Il 12 giugno 1921 squadre d’azione ferraresi occuparono Molinella, devastarono la cooperativa di consumo e le sedi dei partiti di sinistra e diedero la caccia al sindaco. Il M., cui era stato imposto il bando, fu costretto a lasciare il Comune e a trasferirsi a Roma. Nell’ottobre 1922 aderì al Partito socialista unitario, costituito dai riformisti espulsi dal PSI. Nel novembre 1926, dopo il varo delle leggi eccezionali, venne arrestato e il 1° dicembre condannato a cinque anni di confino che scontò a Lampedusa, a Ustica (dal marzo 1927) e a Ponza (dall’agosto 1928). Nel luglio e poi nell’ottobre 1927 fu arrestato e incarcerato per trasgressione agli obblighi del confino e attività clandestina. Ammalatosi, nel febbraio 1929 fu trasferito al policlinico di Roma, dove restò fino all’8 giugno, allorché venne inviato al confino di Agropoli.
Il 5 nov. 1931, scontato il periodo di confino, il M. sarebbe voluto tornare a Molinella, ma gli fu inibito l’ingresso nell’intera provincia di Bologna anche dopo che era stato colpito da emottisi e si trovava senza mezzi di sostentamento. In condizioni di estrema indigenza, tra il 1936 e il 1937, si rivolse a G. Ciano, a Rachele Mussolini e infine allo stesso B. Mussolini lamentando di essere vittima di continue persecuzioni poliziesche, tra le quali indicava un furto subito nel parco di villa Borghese. Il 3 sett. 1937 fu prelevato dalla polizia e ricoverato al policlinico per essere quindi inviato alla clinica universitaria per le malattie mentali e poi al manicomio di S. Maria della Pietà, dove fu rinchiuso per oltre sette anni in quanto considerato affetto da disturbi psichici di tipo paranoico, delirio persecutorio e pericoloso per sé e per gli altri.

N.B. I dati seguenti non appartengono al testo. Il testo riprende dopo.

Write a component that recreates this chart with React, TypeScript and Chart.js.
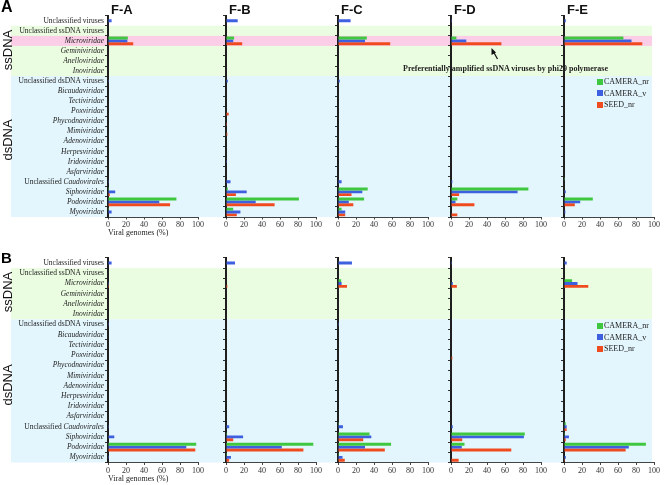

Dimesso dal manicomio sei mesi dopo la liberazione di Roma, il 19 dic. 1944, venne ricoverato come degente in un reparto clinico dell’Istituto nazionale per l’assicurazione contro gli infortuni sul lavoro (INAIL). Il M. chiese reiteratamente, ma invano, l’annullamento della diagnosi che gli era costata l’internamento e la messa al bando morale e civile. Un comitato di sostenitori ritenne che si potesse giungere alla sua completa riabilitazione per via politica, attraverso il voto popolare e propose pertanto di candidarlo al Senato alle elezioni politiche del 18 apr. 1948. Il M. aveva intanto aderito al Partito socialista dei lavoratori italiani (PSLI), che era sorto nel gennaio 1947 da una scissione del Partito socialista, contestando l’alleanza con i comunisti. Questa recente e profonda frattura tra i partiti della sinistra non consentì la necessaria convergenza sul nome del M., che venne candidato come indipendente socialista nel collegio senatoriale di Portomaggiore-Molinella ma non fu eletto.
Rientrato a Molinella il 10 apr. 1948, il M. vi morì il 31 marzo 1950.